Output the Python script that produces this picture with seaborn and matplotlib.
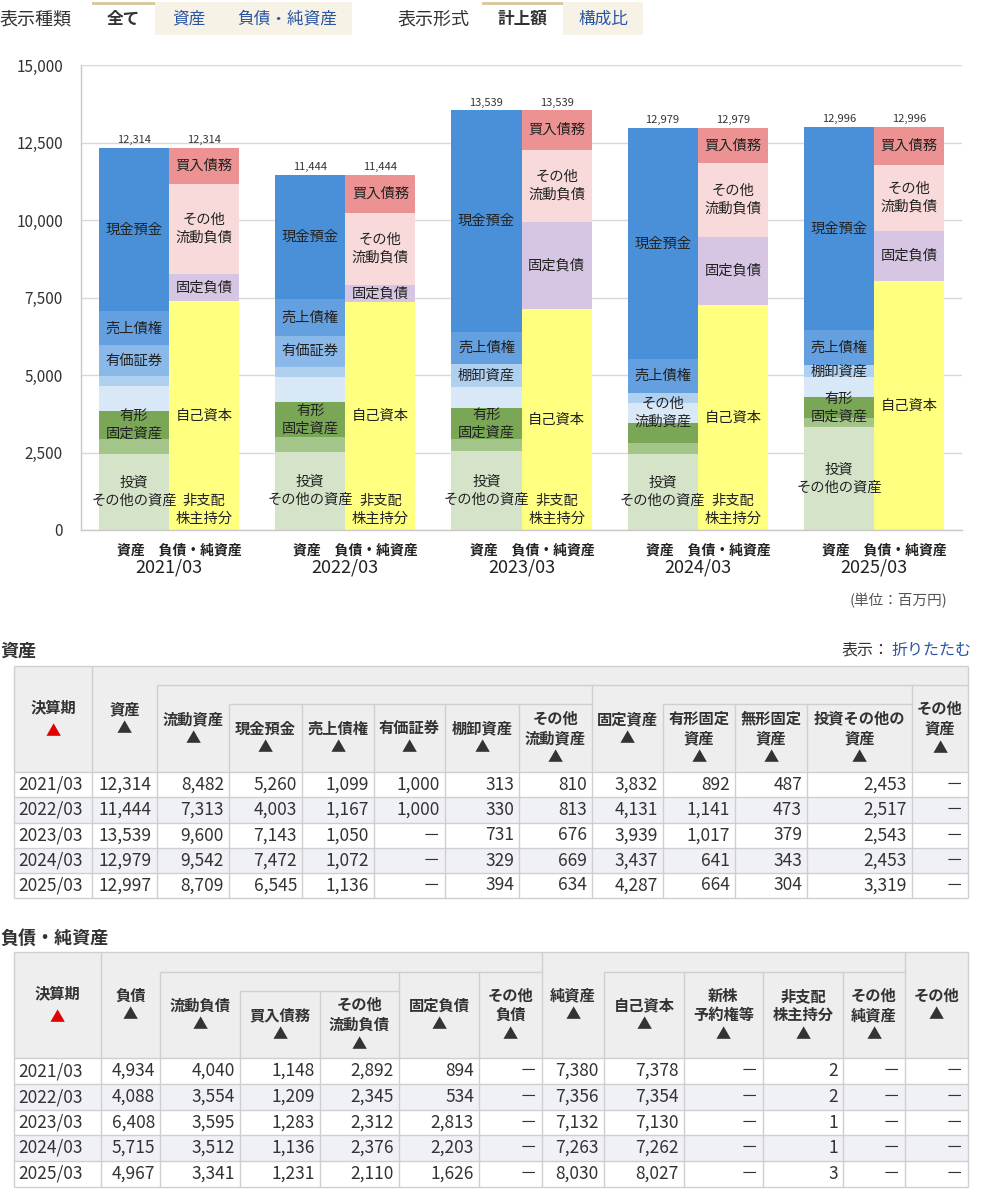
import matplotlib
matplotlib.use("Agg")
import matplotlib.pyplot as plt
import matplotlib.transforms as mtransforms
from matplotlib.patches import Rectangle
import seaborn as sns
import numpy as np
import pandas as pd

# %% data (百万円)
years = ["2021/03", "2022/03", "2023/03", "2024/03", "2025/03"]

# assets
total_assets = [12314, 11444, 13539, 12979, 12997]
current_assets = [8482, 7313, 9600, 9542, 8709]
cash = [5260, 4003, 7143, 7472, 6545]
receivables = [1099, 1167, 1050, 1072, 1136]
securities = [1000, 1000, None, None, None]
inventory = [313, 330, 731, 329, 394]
other_current = [810, 813, 676, 669, 634]
fixed_assets = [3832, 4131, 3939, 3437, 4287]
tangible = [892, 1141, 1017, 641, 664]
intangible = [487, 473, 379, 343, 304]
investments = [2453, 2517, 2543, 2453, 3319]
other_assets = [None, None, None, None, None]

# liabilities / net assets
total_liab = [4934, 4088, 6408, 5715, 4967]
current_liab = [4040, 3554, 3595, 3512, 3341]
payables = [1148, 1209, 1283, 1136, 1231]
other_current_liab = [2892, 2345, 2312, 2376, 2110]
fixed_liab = [894, 534, 2813, 2203, 1626]
other_liab = [None, None, None, None, None]
net_assets = [7380, 7356, 7132, 7263, 8030]
equity = [7378, 7354, 7130, 7262, 8027]
stock_rights = [None, None, None, None, None]
minority = [2, 2, 1, 1, 3]
other_net = [None, None, None, None, None]
other_misc = [None, None, None, None, None]

# totals printed above the bars
chart_totals = [12314, 11444, 13539, 12979, 12996]

# which segment labels the chart shows
show_asset = {
    "investments": [1, 1, 1, 1, 1], "intangible": [0, 0, 0, 0, 0],
    "tangible": [1, 1, 1, 0, 1], "other_current": [0, 0, 0, 1, 0],
    "inventory": [0, 0, 1, 0, 1], "securities": [1, 1, 0, 0, 0],
    "receivables": [1, 1, 1, 1, 1], "cash": [1, 1, 1, 1, 1],
}
show_liab = {
    "minority": [1, 1, 1, 1, 0], "equity": [1, 1, 1, 1, 1],
    "fixed_liab": [1, 1, 1, 1, 1], "other_current_liab": [1, 1, 1, 1, 1],
    "payables": [1, 1, 1, 1, 1],
}

# %% style
sns.set_theme(style="white")
plt.rcParams["font.family"] = ["Noto Sans CJK JP", "DejaVu Sans"]
TXT = "#333333"
LBL = "#222222"
BLUE = "#2a55a5"
BORDER = "#cfcfcf"

fig = plt.figure(figsize=(10.01, 12), dpi=100)
ov = fig.add_axes([0, 0, 1, 1])
ov.set_xlim(0, 1001)
ov.set_ylim(1200, 0)
ov.axis("off")

# %% tabs on top
ov.text(0, 19, "表示種類", fontsize=13, color=TXT, va="center")
ov.text(397, 19, "表示形式", fontsize=13, color=TXT, va="center")
tabs = [("全て", 92, 155, True), ("資産", 155, 222, False), ("負債・純資産", 222, 352, False),
        ("計上額", 482, 563, True), ("構成比", 563, 643, False)]
for label, x0, x1, sel in tabs:
    ov.add_patch(Rectangle((x0, 2), x1 - x0, 33, facecolor="white" if sel else "#f7f2e6",
                           edgecolor="none"))
    if sel:
        ov.add_patch(Rectangle((x0, 2), x1 - x0, 3, facecolor="#d9c9a2", edgecolor="none"))
    ov.text((x0 + x1) / 2, 19, label, fontsize=12, ha="center", va="center",
            color=TXT if sel else BLUE, fontweight="bold" if sel else "normal")

# %% chart
ax = fig.add_axes([81 / 1001, 1 - 530 / 1200, 881 / 1001, 465 / 1200])
ax.set_facecolor("none")
sides = ["資産", "負債・純資産"]
bar_w = 0.796

def arr(v):
    return np.array([0 if x is None else x for x in v], dtype=float)

asset_segments = [
    ("investments", "投資\nその他の資産", investments, "#d5e3c9"),
    ("intangible", "無形\n固定資産", intangible, "#a4c58a"),
    ("tangible", "有形\n固定資産", tangible, "#79a755"),
    ("other_current", "その他\n流動資産", other_current, "#d8e8f7"),
    ("inventory", "棚卸資産", inventory, "#b0d0f0"),
    ("securities", "有価証券", securities, "#8ab8e9"),
    ("receivables", "売上債権", receivables, "#649fe0"),
    ("cash", "現金預金", cash, "#4a90d9"),
]
liab_segments = [
    ("minority", "非支配\n株主持分", minority, "#ffff80"),
    ("equity", "自己資本", equity, "#ffff80"),
    ("fixed_liab", "固定負債", fixed_liab, "#d6c6e3"),
    ("other_current_liab", "その他\n流動負債", other_current_liab, "#f9dada"),
    ("payables", "買入債務", payables, "#ec9292"),
]

def draw_side(side, segments, shift, shows):
    vals = np.array([arr(s[2]) for s in segments])
    tops = np.cumsum(vals, axis=0)
    # paint the tallest stack first, smaller ones on top of it
    for k in reversed(range(len(segments))):
        df = pd.DataFrame({"year": years, "top": tops[k], "side": side})
        sns.barplot(data=df, x="year", y="top", hue="side", hue_order=sides, order=years,
                    palette={s: segments[k][3] for s in sides}, width=bar_w, dodge=True,
                    saturation=1, errorbar=None, legend=False, linewidth=0, ax=ax)
    for k, (key, label, _, _) in enumerate(segments):
        for i in range(len(years)):
            if not shows[key][i]:
                continue
            if key == "minority":
                ax.annotate(label, (i + shift, 0), xytext=(0, 3), textcoords="offset points",
                            ha="center", va="bottom", fontsize=10.3, color=LBL,
                            linespacing=1.35, zorder=5)
            else:
                mid = tops[k][i] - vals[k][i] / 2
                ax.text(i + shift, mid, label, ha="center", va="center", fontsize=10.3,
                        color=LBL, linespacing=1.35, zorder=5)

draw_side("資産", asset_segments, -bar_w / 4, show_asset)
draw_side("負債・純資産", liab_segments, bar_w / 4, show_liab)

for i, t in enumerate(chart_totals):
    for shift in (-bar_w / 4, bar_w / 4):
        ax.annotate(f"{t:,}", (i + shift, t), xytext=(0, 2), textcoords="offset points",
                    ha="center", va="bottom", fontsize=8, color=TXT)

ax.set_xlim(-0.5, 4.5)
ax.set_ylim(0, 15000)
ax.set_yticks(np.arange(0, 15001, 2500))
ax.yaxis.set_major_formatter(plt.FuncFormatter(lambda v, p: f"{v:,.0f}"))
ax.yaxis.grid(True, color="#d8d8d8", lw=1)
ax.set_axisbelow(True)
ax.set_xlabel("")
ax.set_ylabel("")
ax.set_xticks(range(len(years)))
ax.set_xticklabels([])
ax.set_xticks(np.arange(-0.5, 5, 1), minor=True)
ax.tick_params(axis="x", which="major", length=0)
ax.tick_params(axis="x", which="minor", length=7, color="#c8c8c8", width=1, direction="out")
ax.tick_params(axis="y", length=5, color="#c8c8c8", width=1, direction="out",
               labelsize=11, labelcolor=TXT, pad=8)
for sp in ["top", "right"]:
    ax.spines[sp].set_visible(False)
for sp in ["left", "bottom"]:
    ax.spines[sp].set_color("#c8c8c8")
    ax.spines[sp].set_linewidth(1)

trans = mtransforms.blended_transform_factory(ax.transData, ax.transAxes)
for i, y in enumerate(years):
    ax.text(i + 0.06, -0.043, "資産　負債・純資産", transform=trans, ha="center", va="center",
            fontsize=10, fontweight="bold", color=LBL)
    ax.text(i, -0.081, y, transform=trans, ha="center", va="center", fontsize=13, color=LBL)

ov.text(947, 601, "(単位：百万円)", fontsize=10.5, color="#555555", ha="right", va="center")

# %% tables
def fmt(v):
    return "－" if v is None else f"{v:,}"

def line(x0, x1, y0, y1):
    ov.plot([x0, x1], [y0, y1], color=BORDER, lw=1, solid_capstyle="butt")

def header_text(x0, x1, y0, y1, s):
    ov.text((x0 + x1) / 2, (y0 + y1) / 2, s, ha="center", va="center", fontsize=11,
            fontweight="bold", color=TXT, linespacing=1.25)

def draw_table(top, hdr_bottom, row_edges, col_edges, columns, cells, vlines, hlines):
    left, right = col_edges[0], col_edges[-1]
    ov.add_patch(Rectangle((left, top), right - left, hdr_bottom - top, facecolor="#eeeeee",
                           edgecolor="none"))
    for r in range(len(years)):
        fc = "#f0f0f7" if r % 2 else "white"
        ov.add_patch(Rectangle((left, row_edges[r]), right - left,
                               row_edges[r + 1] - row_edges[r], facecolor=fc, edgecolor="none"))
    for (x0, x1, y0, y1, s) in cells:
        header_text(x0, x1, y0, y1, s)
    # 決算期 with red marker
    cy = (top + hdr_bottom) / 2
    cx = (col_edges[0] + col_edges[1]) / 2
    ov.text(cx, cy - 12, "決算期", ha="center", va="center", fontsize=11,
            fontweight="bold", color=TXT)
    ov.text(cx, cy + 13, "▲", ha="center", va="center", fontsize=11, color="#e00000")
    for r, yr in enumerate(years):
        yc = (row_edges[r] + row_edges[r + 1]) / 2
        ov.text(col_edges[0] + 4, yc, yr, ha="left", va="center", fontsize=12.5, color=TXT)
        for c, col in enumerate(columns):
            ov.text(col_edges[c + 2] - 5, yc, fmt(col[r]), ha="right", va="center",
                    fontsize=12.5, color=TXT)
    for x, y0 in vlines:
        line(x, x, y0, row_edges[-1])
    for x0, x1, y in hlines:
        line(x0, x1, y, y)
    for y in row_edges:
        line(left, right, y, y)
    line(left, right, top, top)
    line(left, left, top, row_edges[-1])
    line(right, right, top, row_edges[-1])

ov.text(0, 651, "資産", fontsize=13, fontweight="bold", color=TXT, va="center")
ov.text(972, 650, "折りたたむ", fontsize=11.5, color=BLUE, ha="right", va="center")
ov.text(972 - 82, 650, "表示：", fontsize=11.5, color=TXT, ha="right", va="center")

c1 = [14, 92, 157, 229, 302, 374, 445, 519, 592, 663, 735, 807, 912, 968]
draw_table(
    666, 772, [772, 797, 823, 848, 873, 898], c1,
    [total_assets, current_assets, cash, receivables, securities, inventory, other_current,
     fixed_assets, tangible, intangible, investments, other_assets],
    [(92, 157, 666, 772, "資産\n▲"), (157, 229, 685, 772, "流動資産\n▲"),
     (229, 302, 704, 772, "現金預金\n▲"), (302, 374, 704, 772, "売上債権\n▲"),
     (374, 445, 704, 772, "有価証券\n▲"), (445, 519, 704, 772, "棚卸資産\n▲"),
     (519, 592, 704, 772, "その他\n流動資産\n▲"), (592, 663, 685, 772, "固定資産\n▲"),
     (663, 735, 704, 772, "有形固定\n資産\n▲"), (735, 807, 704, 772, "無形固定\n資産\n▲"),
     (807, 912, 704, 772, "投資その他の\n資産\n▲"), (912, 968, 685, 772, "その他\n資産\n▲")],
    [(92, 666), (157, 685), (229, 704), (302, 704), (374, 704), (445, 704), (519, 704),
     (592, 685), (663, 704), (735, 704), (807, 704), (912, 685)],
    [(157, 968, 685), (229, 592, 704), (663, 912, 704)],
)

ov.text(0, 938, "負債・純資産", fontsize=13, fontweight="bold", color=TXT, va="center")
c2 = [14, 101, 160, 240, 320, 399, 479, 542, 604, 684, 763, 843, 905, 968]
draw_table(
    952, 1058, [1058, 1084, 1110, 1135, 1161, 1187], c2,
    [total_liab, current_liab, payables, other_current_liab, fixed_liab, other_liab,
     net_assets, equity, stock_rights, minority, other_net, other_misc],
    [(101, 160, 952, 1058, "負債\n▲"), (160, 240, 972, 1058, "流動負債\n▲"),
     (240, 320, 991, 1058, "買入債務\n▲"), (320, 399, 991, 1058, "その他\n流動負債\n▲"),
     (399, 479, 972, 1058, "固定負債\n▲"), (479, 542, 972, 1058, "その他\n負債\n▲"),
     (542, 604, 952, 1058, "純資産\n▲"), (604, 684, 972, 1058, "自己資本\n▲"),
     (684, 763, 972, 1058, "新株\n予約権等\n▲"), (763, 843, 972, 1058, "非支配\n株主持分\n▲"),
     (843, 905, 972, 1058, "その他\n純資産\n▲"), (905, 968, 952, 1058, "その他\n▲")],
    [(101, 952), (160, 972), (240, 991), (320, 991), (399, 972), (479, 972), (542, 952),
     (604, 972), (684, 972), (763, 972), (843, 972), (905, 952)],
    [(160, 542, 972), (604, 905, 972), (240, 399, 991)],
)

fig.savefig("out.png", dpi=100)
________________________
Restate, line by line and word for word, everything from the top of the material through the line that contains "import pandas as pd". Leave pictures out.

Output the Python script that produces this picture with seaborn and matplotlib.
import matplotlib
matplotlib.use("Agg")
import matplotlib.pyplot as plt
import matplotlib.transforms as mtransforms
from matplotlib.patches import Rectangle
import seaborn as sns
import numpy as np
import pandas as pd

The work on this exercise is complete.